Details of the variation:

$$ f' = A' \sin(kT) + kA \cos(kT) $$

$$ f'' = A'' \sin(kT) + 2k A' \cos(kT) + k^2 \sin(kT) $$

I won't do the full analysis version of this, but you can formalize this. So we see for $\epsilon >0$, we let $T \in ( -\epsilon, \epsilon)$ Thus

$$ f'' \approx k A'\quad \& \quad f \approx 0 \implies k A' = \delta(T)$$ $$ \implies A(t) = \int \frac{ \delta(T)}{k}$$

Part b) We take the inverse transform:

$$ g(x,T) = \mathcal{F}^{-1} (G) = \frac{1}{2 \pi} \int_\mathbb{R} G(k,T) \exp(-i xk) dk = \int_{-\infty}^\infty \frac{H(T) \sin(k T) \exp( i k( \xi-x) ) }{2 \pi k} dk$$

Use the identity:

$$ 2\sin(a)(\cos(b) + \sin(b)) = \sin(a-b) + \sin(a+b) +\cos(a-b) - \cos(a+b)$$

Then using the fact you're given allows you to write where $\sigma = \xi -x$:

$$g(\sigma,T) = \frac{1}{4} H(T) \left ( \text{sgn}(T - \sigma) + \text{ sgn} (T + \sigma) \right)$$

Rewrite this as

$$ g(\sigma,T) = \frac{1}{2} H( T - |\sigma| ) $$

Part c) Since we based everything off $h(x,t) = \delta(T) \delta ( \sigma)$, and we now have $h(x,t) = \delta(x)$... I'll leave this to you.

Answer 2

To avoid contradiction, I use the notation mentioned in the problem. As your work, $G$ solves the following IVP of $t$: $$ G_{tt}(k,t)+k^2G(k,t)=\delta(t-\tau)e^{-ik\xi}\\ G(k,0)=0,G_t(k,0)=0 $$ A quick way to solve this equation is to use Laplace's transform in $t$. Let $\mathcal{L}:t\rightarrow s$ be the Laplace transform operator and $\mathcal{L}[G]=\widehat{G}$. Then, by the differential property, the equation about $G$ can be rewritten by: $$ s^2\widehat{G}(k,s)+k^2\widehat{G}(k,s)=e^{-\tau s-ik\xi}\\ \widehat{G}(k,s)=\dfrac{e^{-\tau s-ik\xi}}{s^2+k^2} $$ Note that is form implicit the initial data that $G(k,0)=G_t(k,0)=0$. Then, apply the inverse Laplace's transform and convolution formula, we have: $$ G(k,t)=\dfrac{\int_0^t\delta(s-\tau)e^{-ik\xi}\sin(k(t-s))ds}{k}=\dfrac{e^{-ik\xi}H(t-\tau)\sin(k(t-\tau))}{k} $$ So I think there is a typo in the book that the exponent of $e$ should be $-ik\xi$ not $ik\xi$. Then (a) solve.
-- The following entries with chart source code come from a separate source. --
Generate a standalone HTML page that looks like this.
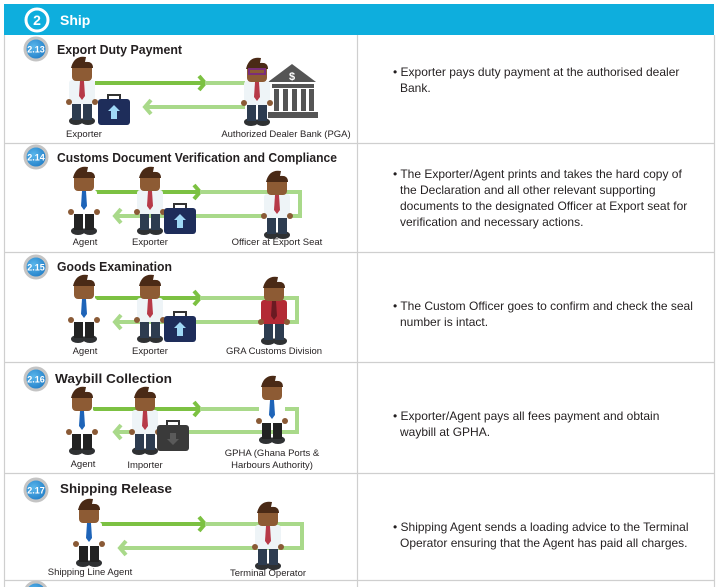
<!DOCTYPE html>
<html><head><meta charset="utf-8">
<style>
html,body{margin:0;padding:0;background:#fff;}
body{width:721px;height:587px;overflow:hidden;position:relative;font-family:"Liberation Sans",sans-serif;}
svg{position:absolute;left:0;top:0;}
.t{font-family:"Liberation Sans",sans-serif;}
</style></head>
<body>
<svg id="s" width="721" height="587" viewBox="0 0 721 587">
  <rect x="4" y="4" width="710" height="31" fill="#0eaedd"/>
  <circle cx="37" cy="20" r="11" fill="none" stroke="#fff" stroke-width="3"/>
  <text x="37" y="25" text-anchor="middle" fill="#fff" font-size="14" font-weight="bold" class="t">2</text>
  <text x="60" y="25" fill="#fff" font-size="14" font-weight="bold" class="t">Ship</text>
  <g id="grid" stroke="#cfcfcf" stroke-width="1.2" fill="none">
    <line x1="4.5" y1="35" x2="4.5" y2="587"/>
    <line x1="714.5" y1="35" x2="714.5" y2="587"/>
    <line x1="357.5" y1="35" x2="357.5" y2="587"/>
    <line x1="4" y1="143.5" x2="715" y2="143.5"/>
    <line x1="4" y1="252.5" x2="715" y2="252.5"/>
    <line x1="4" y1="362.5" x2="715" y2="362.5"/>
    <line x1="4" y1="473.5" x2="715" y2="473.5"/>
    <line x1="4" y1="580.5" x2="715" y2="580.5"/>
  </g>
  <defs>
    <radialGradient id="bd" cx="0.4" cy="0.4" r="0.7"><stop offset="0" stop-color="#5ab7ec"/><stop offset="1" stop-color="#1a76c2"/></radialGradient>
  </defs>
</svg>
<script>
var NS="http://www.w3.org/2000/svg";
var s=document.getElementById('s');
function el(tag,attrs,parent){var e=document.createElementNS(NS,tag);for(var k in attrs)e.setAttribute(k,attrs[k]);(parent||s).appendChild(e);return e;}
function txt(x,y,str,size,weight,anchor,parent){var e=el('text',{x:x,y:y,'font-size':size,'font-weight':weight||'normal','text-anchor':anchor||'start',fill:'#231f20','class':'t'},parent);e.textContent=str;return e;}

function person(cx,y,tie,shirt,pants,name,glasses){
  var g=el('g',{});
  
  
  el('ellipse',{cx:cx-6,cy:y+63,rx:7,ry:4,fill:'#2f3133'},g);
  el('ellipse',{cx:cx+6,cy:y+63,rx:7,ry:4,fill:'#2f3133'},g);
  el('rect',{x:cx-10,y:y+42,width:9,height:20,fill:pants},g);
  el('rect',{x:cx+1,y:y+42,width:9,height:20,fill:pants},g);
  el('rect',{x:cx-13,y:y+22,width:26,height:24,rx:3,fill:shirt},g);
  el('circle',{cx:cx-13,cy:y+44,r:3,fill:'#8a5a36'},g);
  el('circle',{cx:cx+13,cy:y+44,r:3,fill:'#8a5a36'},g);
  el('polygon',{points:(cx-2)+','+(y+23)+' '+(cx+2)+','+(y+23)+' '+(cx+3)+','+(y+38)+' '+cx+','+(y+42)+' '+(cx-3)+','+(y+38),fill:tie},g);
  el('rect',{x:cx-10,y:y+4,width:20,height:19,rx:4,fill:'#8d5b34'},g);
  el('path',{d:'M'+(cx-11)+' '+(y+10)+' Q'+(cx-8)+' '+(y-3)+' '+(cx+4)+' '+(y-1)+' L'+(cx+3)+' '+(y+4)+' Q'+(cx+11)+' '+(y+3)+' '+(cx+11)+' '+(y+10)+' Z',fill:'#4a2a16'},g);
  if(glasses){el('rect',{x:cx-8,y:y+10,width:16,height:5,fill:'none',stroke:'#7b2d7a','stroke-width':2},g);}
  return g;
}
function arrows(x1,x2,xm,y1,y2,loop,name){
  var g=el('g',{fill:'none','stroke-width':4});
  
  
  el('line',{x1:x1,y1:y1,x2:xm,y2:y1,stroke:'#7cc142'},g);
  el('polyline',{points:(xm-6)+','+(y1-7)+' '+xm+','+y1+' '+(xm-6)+','+(y1+7),stroke:'#7cc142'},g);
  if(loop){
    el('polyline',{points:xm+','+y1+' '+x2+','+y1+' '+x2+','+y2+' '+(loop)+','+y2,stroke:'#a9d98a'},g);
  } else {
    el('line',{x1:xm,y1:y1,x2:x2,y2:y1,stroke:'#a9d98a'},g);
  }
  return g;
}
function back(xa,xb,y,name){
  var g=el('g',{fill:'none','stroke-width':4,stroke:'#a9d98a'});
  
  
  el('line',{x1:xa,y1:y,x2:xb,y2:y},g);
  el('polyline',{points:(xb+6)+','+(y-7)+' '+xb+','+y+' '+(xb+6)+','+(y+7)},g);
}
function briefcase(x,y,dark,name){
  var g=el('g',{});
  
  
  el('rect',{x:x+10,y:y-4,width:12,height:6,fill:'none',stroke:'#333','stroke-width':2},g);
  el('rect',{x:x,y:y,width:32,height:26,rx:3,fill:dark?'#3a3a3a':'#1e2d5a'},g);
  var c=dark?'#5a5a5a':'#9fd8f5';
  if(dark) el('polygon',{points:(x+13)+','+(y+8)+' '+(x+19)+','+(y+8)+' '+(x+19)+','+(y+14)+' '+(x+22)+','+(y+14)+' '+(x+16)+','+(y+20)+' '+(x+10)+','+(y+14)+' '+(x+13)+','+(y+14),fill:c},g);
  else el('polygon',{points:(x+16)+','+(y+6)+' '+(x+22)+','+(y+12)+' '+(x+19)+','+(y+12)+' '+(x+19)+','+(y+20)+' '+(x+13)+','+(y+20)+' '+(x+13)+','+(y+12)+' '+(x+10)+','+(y+12),fill:c},g);
}
function badge(y,label){
  var g=el('g',{});
  
  
  el('circle',{cx:36,cy:y,r:11,fill:'url(#bd)',stroke:'#c4c4c4','stroke-width':3},g);
  var t=el('text',{x:36,y:y+3.5,'text-anchor':'middle',fill:'#fff','font-size':9,'font-weight':'bold','class':'t'},g);t.textContent=label;
}
function title(x,y,str,len){var t=txt(x,y,str,13,'bold');if(len){t.setAttribute('textLength',len);t.setAttribute('lengthAdjust','spacingAndGlyphs');}}
function label(x,y,str){var t=txt(x,y,str,9.5,'normal','middle');}
function desc(y,lines){
  var t=el('text',{x:393,y:y,'font-size':12,fill:'#231f20','class':'t'});
  
  
  lines.forEach(function(l,i){var sp=el('tspan',{x:i?400:393,dy:i?16:0},t);sp.textContent=l;});
}
var W='#eef4f7';
var BLUE='#1e64b8',RED='#b73a48';

// Row 1
badge(49,'2.13'); title(57,54,'Export Duty Payment',125);
arrows(95,245,205,83,0,0,'send-arrow');
back(245,145,107,'return-arrow');
person(82,58,RED,W,'#2d3c50','exporter-figure');
briefcase(98,99,false,'briefcase-icon');
var bk=el('g',{fill:'#555'});
el('polygon',{points:'268,82 292,64 316,82'},bk);
el('rect',{x:272,y:84,width:42,height:4},bk);
[274,283,292,301,309].forEach(function(x){el('rect',{x:x,y:89,width:5,height:22},bk);});
el('rect',{x:268,y:112,width:50,height:6},bk);
var d=el('text',{x:292,y:80,'text-anchor':'middle',fill:'#fff','font-size':11,'font-weight':'bold','class':'t'},bk);d.textContent='$';
person(257,59,RED,W,'#2d3c50','bank-officer-figure',true);
label(84,137,'Exporter'); label(286,137,'Authorized Dealer Bank (PGA)');
desc(76,['• Exporter pays duty payment at the authorised dealer','Bank.']);

// Row 2
badge(157,'2.14'); title(57,162,'Customs Document Verification and Compliance',280);
arrows(95,300,200,192,216,115,'send-arrow');
back(160,115,216,'return-arrow');
person(84,168,BLUE,'#ffffff','#222','agent-figure');
person(150,168,RED,W,'#2d3c50','exporter-figure');
briefcase(164,208,false,'briefcase-icon');
person(277,172,RED,W,'#2d3c50','officer-figure');
label(85,245,'Agent'); label(150,245,'Exporter'); label(277,245,'Officer at Export Seat');
desc(178,['• The Exporter/Agent prints and takes the hard copy of','the Declaration and all other relevant supporting','documents to the designated Officer at Export seat for','verification and necessary actions.']);

// Row 3
badge(267,'2.15'); title(57,271,'Goods Examination',115);
arrows(95,297,200,298,322,115,'send-arrow');
back(160,115,322,'return-arrow');
person(84,276,BLUE,'#ffffff','#222','agent-figure');
person(150,276,RED,W,'#2d3c50','exporter-figure');
briefcase(164,316,false,'briefcase-icon');
person(274,278,'#6a1a22','#b32a35','#2d3c50','customs-officer-figure');
label(85,354,'Agent'); label(150,354,'Exporter'); label(274,354,'GRA Customs Division');
desc(310,['• The Custom Officer goes to confirm and check the seal','number is intact.']);

// Row 4
badge(379,'2.16'); title(55,383,'Waybill Collection',117);
arrows(93,297,200,409,432,115,'send-arrow');
back(160,115,432,'return-arrow');
person(82,388,BLUE,'#ffffff','#222','agent-figure');
person(145,388,RED,W,'#2d3c50','importer-figure');
briefcase(157,425,true,'briefcase-icon');
person(272,377,BLUE,'#ffffff','#222','gpha-officer-figure');
label(83,467,'Agent'); label(145,468,'Importer'); label(272,456,'GPHA (Ghana Ports &'); label(272,468,'Harbours Authority)');
desc(420,['• Exporter/Agent pays all fees payment and obtain','waybill at GPHA.']);

// Row 5
badge(490,'2.17'); title(60,493,'Shipping Release',112);
arrows(100,302,205,524,548,120,'send-arrow');
back(165,120,548,'return-arrow');
person(89,500,BLUE,'#ffffff','#222','shipping-agent-figure');
person(268,503,RED,W,'#2d3c50','terminal-operator-figure');
label(90,575,'Shipping Line Agent'); label(268,576,'Terminal Operator');
desc(531,['• Shipping Agent sends a loading advice to the Terminal','Operator ensuring that the Agent has paid all charges.']);

var nb=el('circle',{cx:36,cy:593,r:11,fill:'url(#bd)',stroke:'#c4c4c4','stroke-width':3});


</script>
</body></html>
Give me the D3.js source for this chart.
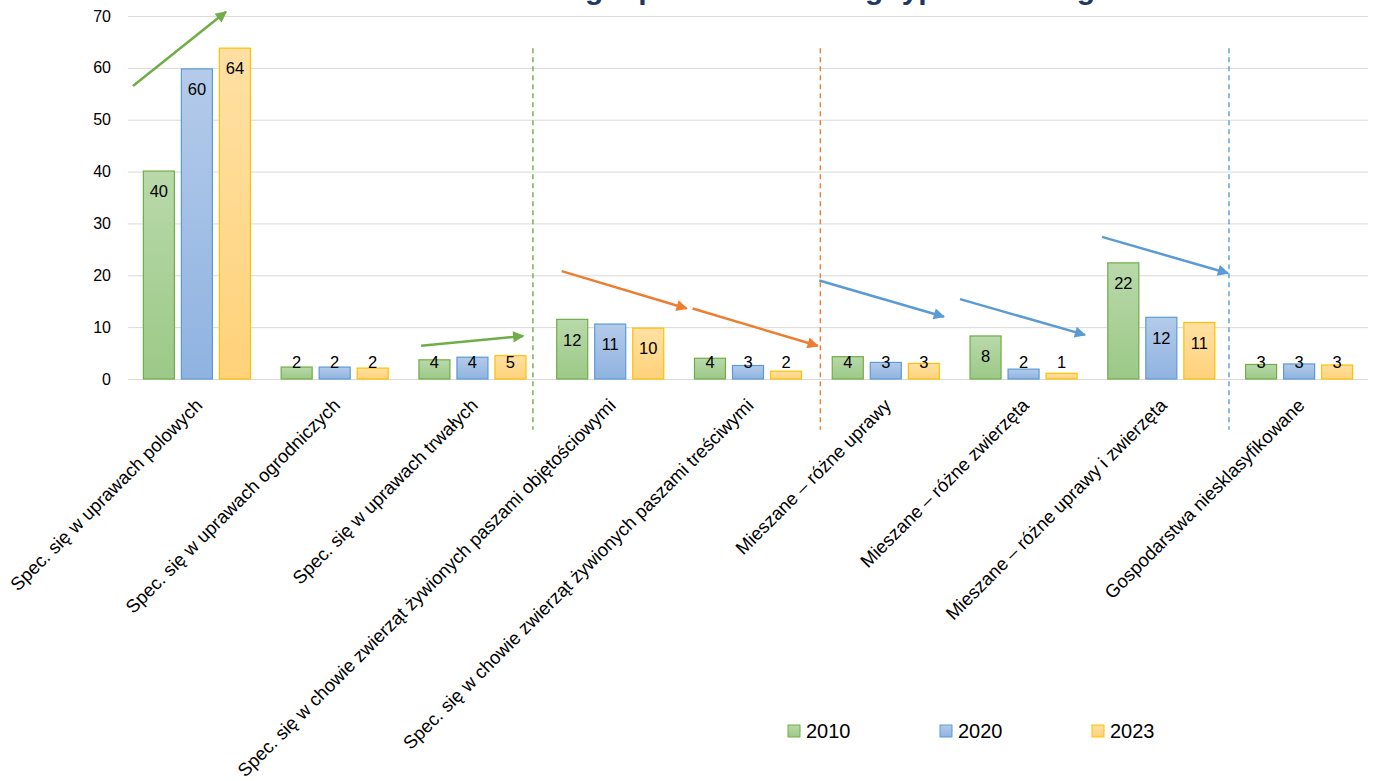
<!DOCTYPE html>
<html><head><meta charset="utf-8">
<script src="https://cdn.jsdelivr.net/npm/d3@7"></script>
<style>
html,body{margin:0;padding:0;background:#fff;}
svg{display:block;}
text{font-family:"Liberation Sans","Noto Sans",sans-serif;}
</style></head>
<body>
<svg id="c" width="1375" height="781"></svg>
<script>
// ---- data ----
const categories = [
  "Spec. się w uprawach polowych",
  "Spec. się w uprawach ogrodniczych",
  "Spec. się w uprawach trwałych",
  "Spec. się w chowie zwierząt żywionych paszami objętościowymi",
  "Spec. się w chowie zwierząt żywionych paszami treściwymi",
  "Mieszane – różne uprawy",
  "Mieszane – różne zwierzęta",
  "Mieszane – różne uprawy i zwierzęta",
  "Gospodarstwa niesklasyfikowane"
];
const seriesNames = ["2010", "2020", "2023"];
const values2010 = [40.1, 2.3, 3.7, 11.5, 4.0, 4.3, 8.3, 22.4, 2.8];
const values2020 = [59.8, 2.3, 4.2, 10.6, 2.6, 3.2, 1.9, 11.9, 2.9];
const values2023 = [63.8, 2.1, 4.5, 9.8, 1.5, 3.0, 1.1, 10.9, 2.7];
const yTicks = [0, 10, 20, 30, 40, 50, 60, 70];
const titleText = "Struktura gospodarstw według typu rolniczego";
// annotations in (category-position, value) units
const separators = [
  {u: 2.939, color: "green"},
  {u: 5.025, color: "orange"},
  {u: 7.991, color: "blue"}
];
const sepTop = 63.8, sepBottom = -9.8;
const arrows = [
  {u1: 0.036, v1: 56.5, u2: 0.711, v2: 70.8, color: "green"},
  {u1: 2.127, v1: 6.4,  u2: 2.869, v2: 8.3,  color: "green"},
  {u1: 3.148, v1: 20.8, u2: 4.055, v2: 13.6, color: "orange"},
  {u1: 4.098, v1: 13.6, u2: 5.006, v2: 6.4,  color: "orange"},
  {u1: 5.017, v1: 19.0, u2: 5.922, v2: 12.0, color: "blue"},
  {u1: 6.039, v1: 15.4, u2: 6.946, v2: 8.5,  color: "blue"},
  {u1: 7.069, v1: 27.4, u2: 7.984, v2: 20.4, color: "blue"}
];

// ---- styles ----
const palette = {
  "2010": {top: "#b9d9aa", bottom: "#9bc987", stroke: "#70ad47"},
  "2020": {top: "#b4cbea", bottom: "#8fb3e1", stroke: "#5b9bd5"},
  "2023": {top: "#ffe0a3", bottom: "#ffd27a", stroke: "#ffc000"}
};
const annColor = {green: "#70ad47", orange: "#ed7d31", blue: "#5b9bd5"};

const svg = d3.select("#c");
const pLeft = 128, pRight = 1368, pTop = 16, pBottom = 379;

const x = d3.scaleBand().domain(categories).range([pLeft, pRight]).paddingInner(0.223).paddingOuter(0.1115);
const xs = d3.scaleBand().domain(seriesNames).range([0, x.bandwidth()]).paddingInner(0.184);
const y = d3.scaleLinear().domain([0, 70]).range([pBottom, pTop]);
const u = d3.scaleLinear().domain([0, categories.length]).range([pLeft, pRight]);

const defs = svg.append("defs");
seriesNames.forEach((s, i) => {
  const g = defs.append("linearGradient").attr("id", "g" + i).attr("x1", 0).attr("y1", 0).attr("x2", 0).attr("y2", 1);
  g.append("stop").attr("offset", "0%").attr("stop-color", palette[s].top);
  g.append("stop").attr("offset", "100%").attr("stop-color", palette[s].bottom);
});
Object.keys(annColor).forEach(k => {
  defs.append("marker").attr("id", "m-" + k).attr("viewBox", "0 0 10 10")
    .attr("refX", 9).attr("refY", 5).attr("markerWidth", 5).attr("markerHeight", 4.5)
    .attr("orient", "auto").attr("markerUnits", "strokeWidth")
    .append("path").attr("d", "M0,0 L10,5 L0,10 Z").attr("fill", annColor[k]);
});

// title (mostly cut off at top, as in the reference)
const title = svg.append("text").text(titleText)
  .attr("y", -1).attr("font-weight", "bold").attr("font-size", 30).attr("fill", "#1f3864");
title.attr("x", 0);
const gx = title.node().getStartPositionOfChar(10).x;
title.attr("x", 585 - gx);

// gridlines
const yAxis = d3.axisLeft(y).tickValues(yTicks).tickSize(-(pRight - pLeft)).tickPadding(17);
const ga = svg.append("g").attr("transform", `translate(${pLeft},0)`).call(yAxis);
ga.select(".domain").remove();
ga.selectAll(".tick line").attr("stroke", "#d9d9d9").attr("stroke-width", 1);
ga.selectAll(".tick text").attr("font-size", 16).attr("fill", "#000").attr("font-family", "Liberation Sans");

// bars
const series = [values2010, values2020, values2023];
seriesNames.forEach((s, si) => {
  const grp = svg.append("g");
  grp.selectAll("rect").data(series[si]).join("rect")
    .attr("x", (d, i) => x(categories[i]) + xs(s))
    .attr("y", d => y(d))
    .attr("width", xs.bandwidth())
    .attr("height", d => y(0) - y(d))
    .attr("fill", `url(#g${si})`)
    .attr("stroke", palette[s].stroke).attr("stroke-width", 1.2);
  grp.selectAll("text").data(series[si]).join("text")
    .attr("x", (d, i) => x(categories[i]) + xs(s) + xs.bandwidth() / 2)
    .attr("y", d => Math.min(y(d) + 20.5, y(0) - 17))
    .attr("dy", "0.35em").attr("text-anchor", "middle")
    .attr("font-size", 16.5).attr("fill", "#000")
    .text(d => Math.round(d));
});

// category labels
svg.append("g").selectAll("text").data(categories).join("text")
  .attr("transform", d => `translate(${x(d) + x.bandwidth() / 2 + 2},${pBottom + 23}) rotate(-45)`)
  .attr("text-anchor", "end").attr("dy", "0.35em")
  .attr("font-size", 18.5).attr("fill", "#000")
  .text(d => d);

// separators
svg.append("g").selectAll("line").data(separators).join("line")
  .attr("x1", d => u(d.u)).attr("x2", d => u(d.u))
  .attr("y1", y(sepTop)).attr("y2", y(sepBottom))
  .attr("stroke", d => annColor[d.color]).attr("stroke-width", 1.4)
  .attr("stroke-dasharray", "5,4");

// arrows
svg.append("g").selectAll("line").data(arrows).join("line")
  .attr("x1", d => u(d.u1)).attr("y1", d => y(d.v1))
  .attr("x2", d => u(d.u2)).attr("y2", d => y(d.v2))
  .attr("stroke", d => annColor[d.color]).attr("stroke-width", 2.5)
  .attr("marker-end", d => `url(#m-${d.color})`);

// legend
const legX = [788, 940, 1092];
const lg = svg.append("g");
seriesNames.forEach((s, i) => {
  lg.append("rect").attr("x", legX[i]).attr("y", 725).attr("width", 12).attr("height", 12)
    .attr("fill", `url(#g${i})`).attr("stroke", palette[s].stroke).attr("stroke-width", 1);
  lg.append("text").attr("x", legX[i] + 18).attr("y", 731).attr("dy", "0.35em")
    .attr("font-size", 20).attr("fill", "#000").text(s);
});
</script>
</body></html>
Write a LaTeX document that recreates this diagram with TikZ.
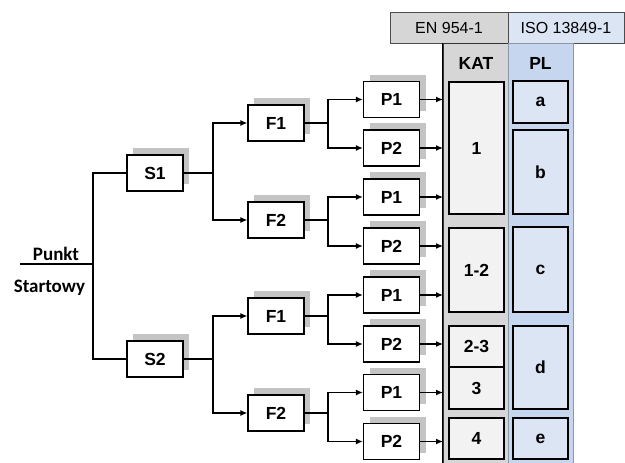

(b) can be check by a simple computation. I think it is trivial to show all the procedure so I just give you a hint: $$ F^{-1}[G]=H(t-\tau)F^{-1}[\dfrac{e^{-ik\xi}\sin(k(t-\tau))}{k}] $$ Note the Euler's formula gives $e^{-ik\xi}=\cos(k\xi)-i\sin(k\xi)$, then plug it in the inverse Fourier's transform, the proposition is follows.

Following the same way about (a) and (b), we can check (c). I also omit the detail procedure and just show you the hint:

The Fourier's transform of $u_{tt}-u_{xx}=\delta(x)$ is $\widehat{u}_{tt}+k^2\widehat{u}=1$ where $\widehat{u}$ is the Fourier's transform of $u$. The solution is $$ \widehat{u}(k,t)=\dfrac{1-\cos(kt)}{k^2} $$ Applying the inverse Fourier's transform, we have: $$ u(x,t)=F^{-1}[\dfrac{1-\cos(kt)}{k^2}]=F^{-1}[-\dfrac{e^{ikt}}{k^2}+\dfrac{1}{k^2}-\dfrac{e^{-ikt}}{k^2}] $$ Using integral and exponential shifting property, we obtain: $$ u(x,t)=(x+t)H(x+t)+(x-t)H(x-t)-2xH(x) $$ $u(x,t)$ at $t=1$ and $t=2$ are trivial to show.